At nineteen, my misguided little wish came true.
When I moved to Toronto, I’d had very little notice or time to prepare for such a big change. I was flat broke and in need of a job. I knew I sure as hell didn’t want to work for McD ever again, and I remembered loving the atmosphere at Beanz, so I applied at a coffee shop. Before long, I found myself lost in a sea of fancy espresso drinks. I was overwhelmed. At that point in my life I had no idea what espresso was, I’d never heard of or tasted a latte, and I thought I was going to lose my mind.
I worked at the Second Cup on Bloor and Avenue, conveniently located across from the Royal Ontario Museum and directly beneath the Park Hyatt Hotel.
For the first month, I completely avoided being on bar.

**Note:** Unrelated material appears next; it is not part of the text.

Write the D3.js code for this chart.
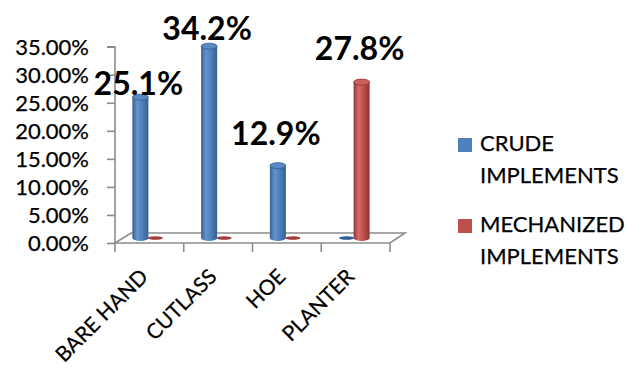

I did NOT want to be responsible for creating my own brand of liquefied shit and having Yorkville’s finest bite my head off with their perfectly white, capped teeth. I would yell for a coworker every time someone ordered something other than brewed coffee — which we ran out of more often than not during my first couple weeks. I remember my boss yelling at me, “IT’S UNACCEPTABLE FOR US TO RUN OUT OF COFFEE. WE’RE A COFFEE SHOP. IT’S LIKE MCDONALD’S RUNNING OUT OF HAMBURGERS.”
As if I’d needed a reminder of my former source of income.
In any case, I discovered that most of my coworkers were just like me, creative types who needed to cover rent and bills. Unlike me, most of them were pursuing post-secondary education, but none of them judged me for being full time workforce. Two of my former coworkers, Alex D and Alex B, became fashion bloggers (among other fabulous things), and another of my former coworkers is a runner and blogs about it here. I’ve lost touch with a few others, and recently reconnected with a couple.
It’s one of those things.
When my sister joined me in Toronto, she also ended up working at a Second Cup location. It’s become a running joke that we’ve had all the same jobs since we were teenagers. Once Ash and I had moved to our own place in the St Clair W & Bathurst area, I quit one Second Cup and switched to another. For several years, I worked at the Second Cup right on the corner, the very same one mentioned in Bryan Lee O’Malley’s Scott Pilgrim series. I found a new home there, with new coworkers who quickly accepted me as family. I even managed to make friends with many of the customers, one of whom eventually became my roommate for a short time.
A friend recorded a few of my songs there one night after we closed. My poetry reading for Black Coffee Poet was filmed there. For a short time, we were happy. One night, as we were closing up shop, a regular customer pointed out that what we had wouldn’t last forever. As I sat there, surrounded by some of my closest friends, I took a moment to appreciate everything.
Soon afterward, everything changed. The owner sold the store, management changed, and all my coworkers quit. I was the last one standing, but eventually I had to throw in the towel for many reasons, mostly personal ones. I quit in November 2011 and moved up north soon after. I recently passed by the Second Cup I called home and was a little shocked to see it had been closed. I joked about it with my new coworkers, but to be completely honest I was kind of sad. Working there with so many amazing people had a huge impact on me and every time I walk by in my mind’s eye I see Louise and Mark behind the counter waiting for Julie and I to show up and take over the closing shift. It really was a family, but we all scattered to the wind and most of us don’t talk much beyond a Facebook “hey” once in a while. But life went on, and I ended up finding a brand new coffee family all over again.
It was in Newmarket that my coffee journey truly began. I was hired by my current employer and although I had several years of coffee history under my belt, the training for this company was a lot more comprehensive. I learned about coffee beans, pull times for espresso, the different tastes of coffee and how to describe them… the list goes on. I also discovered a taste for darker roasts (I was an avid americano drinker in my Second Cup days). I learned the finer points of steaming milk and how to pour the perfect cappuccino. Most of it came fairly naturally to me because I’d had so much practice before, but I enjoyed the challenge of learning to use a completely different espresso machine.
But no matter how much I learn about coffee and fancy espresso drinks, the truth is that the friendships I’ve fostered during my various coffee shop jobs are some of the most important ones in my life. Folks who sling coffee are my kind of people, no matter what kind of personalities they have. When I look back over the last six years of my life, it’s not so much the coffee I remember, but the people with whom I served it.